The breakthrough feature of this system is its ability to follow natural language instructions. By simply prompting the model with commands like “remove footnotes and extract body text only” or “output in JSON format,” the system bypasses the need for complex, rigid layout-parsing algorithms.
In evaluation tests using a Latin corpus (Manilius, Astronomica), the system demonstrated exceptional performance. The first-pass word accuracy exceeded 99%, and following an auto-correction step using the same model, the Word Error Rate (WER) plummeted to an astonishing ~0.07%. The leakage of footnotes into the main text and symbol recognition errors were substantially reduced, proving the system’s readiness for demanding scholarly applications.

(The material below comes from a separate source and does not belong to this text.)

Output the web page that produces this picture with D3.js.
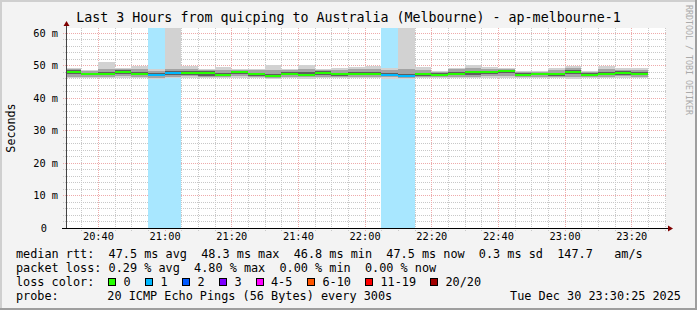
<!DOCTYPE html>
<html>
<head>
<meta charset="utf-8">
<script src="https://cdn.jsdelivr.net/npm/d3@7"></script>
<style>
  body { margin: 0; background: #f3f3f3; }
  text { font-family: "DejaVu Sans Mono", monospace; white-space: pre; }
</style>
</head>
<body>
<svg id="chart"></svg>
<script>
// 5 minute intervals (start time of each column)
const times = ["20:30","20:35","20:40","20:45","20:50","20:55","21:00","21:05","21:10","21:15",
  "21:20","21:25","21:30","21:35","21:40","21:45","21:50","21:55","22:00","22:05",
  "22:10","22:15","22:20","22:25","22:30","22:35","22:40","22:45","22:50","22:55",
  "23:00","23:05","23:10","23:15","23:20"];

// median rtt (ms)
const median = [48.1,47.5,47.5,48.1,47.4,47.2,47.8,47.8,47.8,47.1,
  47.9,47.3,46.8,47.5,47.2,47.8,47.3,47.4,47.4,47.1,
  46.8,47.3,47.2,47.4,47.9,48.0,48.3,47.2,47.3,47.3,
  48.1,47.2,47.5,47.8,47.5];

// smoke: spread of the 20 pings (ms)
const pingMin = [46.0,46.1,46.0,46.1,46.0,45.9,46.0,46.1,46.0,46.0,
  46.2,46.0,45.9,46.0,45.9,46.1,46.0,46.0,46.1,45.9,
  45.9,46.0,46.1,46.0,46.0,46.1,46.2,46.1,46.1,46.0,
  45.8,46.1,46.0,46.1,46.0];
const pingQ10 = [46.5,46.5,46.4,46.6,46.5,46.2,46.5,46.6,46.3,46.4,
  46.6,46.4,46.2,46.5,46.3,46.5,46.4,46.5,46.5,46.3,
  46.2,46.4,46.5,46.4,46.4,46.6,46.8,46.5,46.5,46.4,
  46.3,46.5,46.5,46.6,46.4];
const pingQ25 = [47.4,47.0,47.0,47.4,46.9,46.6,47.0,47.2,46.8,46.7,
  47.3,46.8,46.5,47.0,46.7,47.2,46.8,46.9,46.9,46.7,
  46.4,46.8,46.8,46.9,47.1,47.4,47.6,46.8,46.9,46.8,
  47.4,46.8,47.0,47.2,46.9];
const pingQ75 = [48.5,47.8,48.0,48.5,47.9,47.6,48.3,48.2,48.2,47.6,
  48.3,47.8,47.5,48.0,47.9,48.2,47.8,47.9,47.9,47.6,
  47.4,47.8,47.6,48.0,48.4,48.4,48.6,47.6,47.7,47.8,
  48.5,47.6,48.1,48.2,48.0];
const pingQ90 = [48.9,48.2,48.8,48.9,48.8,48.4,49.0,48.9,48.6,48.5,
  48.7,48.6,48.6,48.6,49.0,48.7,48.6,48.9,48.9,48.5,
  48.8,48.7,48.1,48.8,49.2,48.9,49.0,48.1,48.1,48.6,
  49.1,48.1,48.9,48.7,48.7];
const pingMax = [49.3,48.5,50.9,49.3,49.9,49.0,70.0,49.7,49.0,49.4,
  49.0,49.0,50.2,49.0,50.2,49.0,49.1,49.6,49.7,49.1,
  70.0,49.4,48.4,49.3,50.2,49.6,49.3,48.4,48.4,49.2,
  49.7,48.4,49.7,49.1,49.1];

// lost pings out of 20 per column
const lossCount = [0,0,0,0,0,1,1,0,0,0, 0,0,0,0,0,0,0,0,0,1, 1,0,0,0,0,0,0,0,0,0, 0,0,0,0,0];

const lossLabels = ["0","1","2","3","4-5","6-10","11-19","20/20"];
const lossUpTo   = [0,1,2,3,5,10,19,20];
const lossColors = ["#26ff00","#00b8ff","#0059ff","#7e00ff","#ff00ff","#ff5500","#ff0000","#a10000"];

const yTicks = [0,10,20,30,40,50,60];

const title = "Last 3 Hours from quicping to Australia (Melbourne) - ap-melbourne-1";
const legendRtt = "median rtt:  47.5 ms avg  48.3 ms max  46.8 ms min  47.5 ms now  0.3 ms sd  147.7   am/s";
const legendLoss = "packet loss: 0.29 % avg  4.80 % max  0.00 % min  0.00 % now";
const probeText = "20 ICMP Echo Pings (56 Bytes) every 300s";
const stamp = "Tue Dec 30 23:30:25 2025";

const W = 697, H = 310;
const svg = d3.select("#chart").attr("width", W).attr("height", H);

const parse = d3.timeParse("%Y-%m-%d %H:%M");
const t0 = new Date(2025, 11, 30, 20, 30, 25);
const t1 = new Date(2025, 11, 30, 23, 30, 25);
const x = d3.scaleTime().domain([t0, t1]).range([66, 666]);
const y = d3.scaleLinear().domain([0, 61.5]).range([228, 28]);

const cols = times.map((t, i) => {
  const s = parse("2025-12-30 " + t);
  return { start: s, end: d3.timeMinute.offset(s, 5), i: i };
});
const colX0 = d => Math.max(x(d.start), 66);
const colX1 = d => Math.min(x(d.end), 666);

function lossIndex(n) {
  return lossUpTo.findIndex(v => n <= v);
}

// canvas + frame
svg.append("rect").attr("width", W).attr("height", H).attr("fill", "#f3f3f3");
svg.append("path").attr("d", `M1,${H} V1 H${W}`).attr("stroke", "#cfcfcf").attr("stroke-width", 2).attr("fill", "none");
svg.append("path").attr("d", `M0,${H - 1} H${W - 1} V0`).attr("stroke", "#9e9e9e").attr("stroke-width", 2).attr("fill", "none");

svg.append("rect").attr("x", 66).attr("y", 28).attr("width", 600).attr("height", 200).attr("fill", "#fff");

// grid
const grid = svg.append("g").attr("shape-rendering", "crispEdges").attr("fill", "none");
d3.range(0, 61.5, 2).filter(v => v % 10 !== 0).forEach(v => {
  grid.append("line").attr("x1", 63).attr("x2", 666).attr("y1", Math.round(y(v)) + 0.5).attr("y2", Math.round(y(v)) + 0.5)
    .attr("stroke", "#c8c8c8").attr("stroke-dasharray", "1,1");
});
x.ticks(d3.timeMinute.every(5)).filter(d => d.getMinutes() % 20 !== 0).forEach(d => {
  grid.append("line").attr("x1", Math.round(x(d)) + 0.5).attr("x2", Math.round(x(d)) + 0.5).attr("y1", 28).attr("y2", 231)
    .attr("stroke", "#c8c8c8").attr("stroke-dasharray", "1,1");
});
yTicks.filter(v => v > 0).forEach(v => {
  grid.append("line").attr("x1", 63).attr("x2", 666).attr("y1", Math.round(y(v)) + 0.5).attr("y2", Math.round(y(v)) + 0.5)
    .attr("stroke", "#eeaaaa").attr("stroke-dasharray", "1,1");
});
x.ticks(d3.timeMinute.every(20)).forEach(d => {
  grid.append("line").attr("x1", Math.round(x(d)) + 0.5).attr("x2", Math.round(x(d)) + 0.5).attr("y1", 28).attr("y2", 231)
    .attr("stroke", "#eeaaaa").attr("stroke-dasharray", "1,1");
});

// loss background columns
const plot = svg.append("g").attr("shape-rendering", "crispEdges");
plot.selectAll("rect.lossbg").data(cols.filter(d => lossCount[d.i] > 0)).enter().append("rect")
  .attr("x", colX0).attr("width", d => colX1(d) - colX0(d))
  .attr("y", 28).attr("height", 200)
  .attr("fill", d => d3.interpolateRgb("#ffffff", lossColors[lossIndex(lossCount[d.i])])(0.34));

// smoke
const layers = [
  [pingMin, pingMax, "#d2d2d2"],
  [pingQ10, pingQ90, "#a4a4a4"],
  [pingQ25, pingQ75, "#5e5e5e"]
];
layers.forEach(([lo, hi, c]) => {
  plot.selectAll(null).data(cols).enter().append("rect")
    .attr("x", colX0).attr("width", d => colX1(d) - colX0(d))
    .attr("y", d => y(Math.min(hi[d.i], 61.5)))
    .attr("height", d => y(lo[d.i]) - y(Math.min(hi[d.i], 61.5)))
    .attr("fill", c);
});

// median
plot.selectAll("rect.med").data(cols).enter().append("rect")
  .attr("x", colX0).attr("width", d => colX1(d) - colX0(d))
  .attr("y", d => y(median[d.i]) - 1).attr("height", 2)
  .attr("fill", d => lossColors[lossIndex(lossCount[d.i])]);

// axes
const yAxis = svg.append("g").attr("transform", "translate(58,0)")
  .call(d3.axisLeft(y).tickValues(yTicks).tickSize(0).tickPadding(0).tickFormat(d => d ? d + " m" : "0"));
yAxis.select(".domain").remove();
yAxis.selectAll("text").attr("font-size", 10.3).attr("fill", "#000").attr("font-family", "DejaVu Sans Mono")
  .attr("dx", d => d ? 0 : -11);

const xAxis = svg.append("g").attr("transform", "translate(0,228)")
  .call(d3.axisBottom(x).ticks(d3.timeMinute.every(20)).tickSize(0).tickPadding(5).tickFormat(d3.timeFormat("%H:%M")));
xAxis.select(".domain").remove();
xAxis.selectAll("text").attr("font-size", 10.3).attr("fill", "#000").attr("font-family", "DejaVu Sans Mono");

svg.append("line").attr("x1", 66.5).attr("x2", 66.5).attr("y1", 228).attr("y2", 24).attr("stroke", "#444");
svg.append("line").attr("x1", 62).attr("x2", 670).attr("y1", 228.5).attr("y2", 228.5).attr("stroke", "#000");
svg.append("path").attr("d", "M63.5,26 L69.5,26 L66.5,21 Z").attr("fill", "#7f0000");
svg.append("path").attr("d", "M668,225.5 L668,231.5 L673,228.5 Z").attr("fill", "#7f0000");

// texts
svg.append("text").attr("x", 348.5).attr("y", 22).attr("text-anchor", "middle")
  .attr("font-size", 13.3).attr("fill", "#000").text(title);
svg.append("text").attr("transform", "translate(15,128) rotate(-90)").attr("text-anchor", "middle")
  .attr("font-size", 11.7).attr("fill", "#000").text("Seconds");
svg.append("text").attr("transform", "translate(685.5,5) rotate(90)")
  .attr("font-size", 8.3).attr("fill", "#aaa").text("RRDTOOL / TOBI OETIKER");

const leg = svg.append("g").attr("font-size", 11.83).attr("fill", "#000");
leg.append("text").attr("x", 16).attr("y", 258).text(legendRtt);
leg.append("text").attr("x", 16).attr("y", 272).text(legendLoss);

leg.append("text").attr("x", 16).attr("y", 286).text("loss color:");
const swX = [108.5, 145.5, 182.5, 219.5, 256, 307.5, 365.5, 430.5];
lossLabels.forEach((s, i) => {
  leg.append("rect").attr("x", swX[i]).attr("y", 278.5).attr("width", 7).attr("height", 7)
    .attr("fill", lossColors[i]).attr("stroke", "#000").attr("stroke-width", 1).attr("shape-rendering", "crispEdges");
  leg.append("text").attr("x", swX[i] + 15).attr("y", 286).text(s);
});

leg.append("text").attr("x", 16).attr("y", 300).text("probe:");
leg.append("text").attr("x", 107.3).attr("y", 300).text(probeText);
leg.append("text").attr("x", 681).attr("y", 300).attr("text-anchor", "end").text(stamp);
</script>
</body>
</html>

A Highly Accurate, No-Code Tool for Researchers
Designed with accessibility in mind, Humanitext OCR offers a user-friendly, no-code web interface. The service is currently planned to be free to use for up to 20 pages per day. Furthermore, the operational cost remains extremely low—estimated at merely ~$0.005 per page—demonstrating that mLLM-based processing is not only highly accurate but also economically viable for large-scale digitization.
Future Outlook
The bulk OCR processing of the Digesta is currently underway. Looking ahead, the Humanitext team plans to implement TEI/XML output with structural markup (such as divisions, page breaks, and line breaks), alongside Named Entity Recognition (NER) tagging for persons, places, and legal terminology. The Humanitext project continues to move forward in its mission to establish a comprehensive, machine-readable edition of vital historical legal texts.